# Short exercise
Omit every picture, and retype the lines that run from the beginning of the data below through the line containing "(0,0) rectangle (766,487);", inclusive.

# Given data
▬▬▬▬▬▬▬▬▬▬
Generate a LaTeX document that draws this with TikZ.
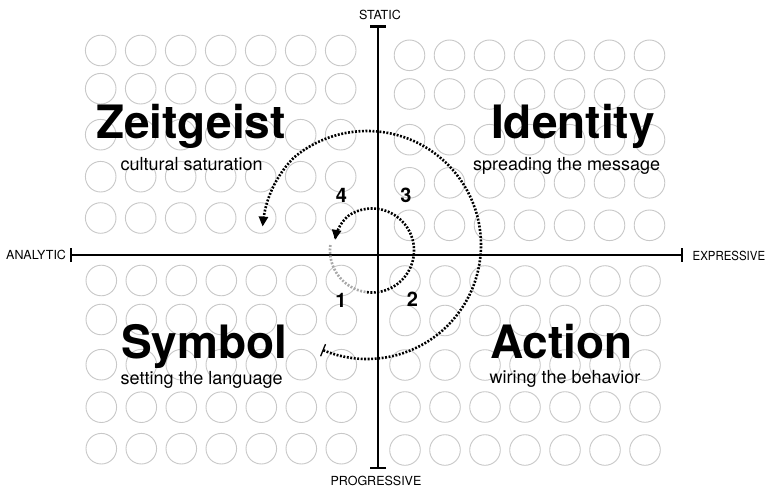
\documentclass[tikz,border=0pt]{standalone}
\usepackage{fontspec}
\setmainfont{TeX Gyre Heros}
\usetikzlibrary{arrows.meta}
\definecolor{ringgray}{HTML}{C8C8C8}
\definecolor{startgray}{HTML}{A8A8A8}
\begin{document}
\begin{tikzpicture}[x=1pt,y=-1pt,
  ring/.style={draw=ringgray, line width=0.9pt},
  axisline/.style={line width=2.4pt},
  axislabel/.style={font=\fontsize{12.5}{14}\selectfont, inner sep=0pt},
  titletext/.style={font=\fontsize{46}{50}\selectfont\bfseries, inner sep=0pt, anchor=base west},
  subtext/.style={font=\fontsize{18}{20}\selectfont, inner sep=0pt, anchor=base west},
  numtext/.style={font=\fontsize{20}{22}\selectfont\bfseries, inner sep=0pt},
  dotline/.style={line width=2.6pt, dash pattern=on 1.9pt off 1.6pt},
]
\useasboundingbox[fill=white] (0,0) rectangle (766,487);

% grids of circles
\foreach \y in {50.5,88.7,134.7,176.7,218}
  \foreach \i in {0,...,6}
    \draw[ring] ({100.7+40*\i},\y) circle[radius=15.3pt];
\foreach \y in {55.3,94,139.7,182.8,225.3}
  \foreach \i in {0,...,6}
    \draw[ring] ({409.5+40*\i},\y) circle[radius=15.3pt];
\foreach \y in {280.5,319.5,364.7,407.2,448.7}
  \foreach \i in {0,...,6}
    \draw[ring] ({101.3+40*\i},\y) circle[radius=15.3pt];
\foreach \y in {281,320.5,365,407,450}
  \foreach \i in {0,...,6}
    \draw[ring] ({405+40*\i},\y) circle[radius=15.3pt];

% axes
\coordinate (top) at (378,25.5);
\coordinate (bottom) at (378,469);
\coordinate (left) at (70,255);
\coordinate (right) at (683,255);
\draw[axisline, {Bar[width=16pt]}-{Bar[width=16pt]}] (top) -- (bottom);
\draw[axisline, {Bar[width=14pt]}-{Bar[width=14pt]}] (left) -- (right);

\node[axislabel, anchor=base] (static) at (380,19.5) {STATIC};
\node[axislabel, anchor=base] (progressive) at (376,485.5) {PROGRESSIVE};
\node[axislabel, anchor=base west] (analytic) at (6,259.5) {ANALYTIC};
\node[axislabel, anchor=base west] (expressive) at (692.5,260) {\scalebox{0.915}[1]{EXPRESSIVE}};

% quadrant titles
\node[titletext] (zeit) at (96,139) {Zeitgeist};
\node[subtext] (zeitsub) at (120.5,170) {cultural saturation};
\node[titletext] (ident) at (491,139) {Identity};
\node[subtext] (identsub) at (473,170) {spreading the message};
\node[titletext] (symb) at (121,358) {Symbol};
\node[subtext] (symbsub) at (120.5,384) {setting the language};
\node[titletext] (act) at (490,358) {Action};
\node[subtext] (actsub) at (489.5,383.5) {wiring the behavior};

% numbers
\node[numtext] (n4) at (341.5,195) {4};
\node[numtext] (n3) at (406,195.5) {3};
\node[numtext] (n1) at (341,300) {1};
\node[numtext] (n2) at (412.5,299.5) {2};

% inner spiral
\draw[dotline, draw=startgray] plot[domain=187.5:97, samples=40, variable=\t]
  ({372+42*cos(\t)}, {250.5+42*sin(\t)});
\draw[dotline, -{Triangle[length=10pt,width=9pt]}] plot[domain=97:-164, samples=120, variable=\t]
  ({372+(42+0.0875*min(0,\t+124))*cos(\t)}, {250.5+(42+0.0875*min(0,\t+124))*sin(\t)});

% outer spiral
\draw[dotline, {Bar[width=13pt,line width=1.3pt]}-{Triangle[length=10pt,width=9pt]}] plot[domain=113:-170, samples=150, variable=\t]
  ({367+(114+0.2*min(0,\t+130))*cos(\t)}, {245+(114+0.2*min(0,\t+130))*sin(\t)});
\end{tikzpicture}
\end{document}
▬▬▬▬▬▬▬▬▬▬
# Worked answer
Generate a LaTeX document that draws this with TikZ.
\documentclass[tikz,border=0pt]{standalone}
\usepackage{fontspec}
\setmainfont{TeX Gyre Heros}
\usetikzlibrary{arrows.meta}
\definecolor{ringgray}{HTML}{C8C8C8}
\definecolor{startgray}{HTML}{A8A8A8}
\begin{document}
\begin{tikzpicture}[x=1pt,y=-1pt,
  ring/.style={draw=ringgray, line width=0.9pt},
  axisline/.style={line width=2.4pt},
  axislabel/.style={font=\fontsize{12.5}{14}\selectfont, inner sep=0pt},
  titletext/.style={font=\fontsize{46}{50}\selectfont\bfseries, inner sep=0pt, anchor=base west},
  subtext/.style={font=\fontsize{18}{20}\selectfont, inner sep=0pt, anchor=base west},
  numtext/.style={font=\fontsize{20}{22}\selectfont\bfseries, inner sep=0pt},
  dotline/.style={line width=2.6pt, dash pattern=on 1.9pt off 1.6pt},
]
\useasboundingbox[fill=white] (0,0) rectangle (766,487);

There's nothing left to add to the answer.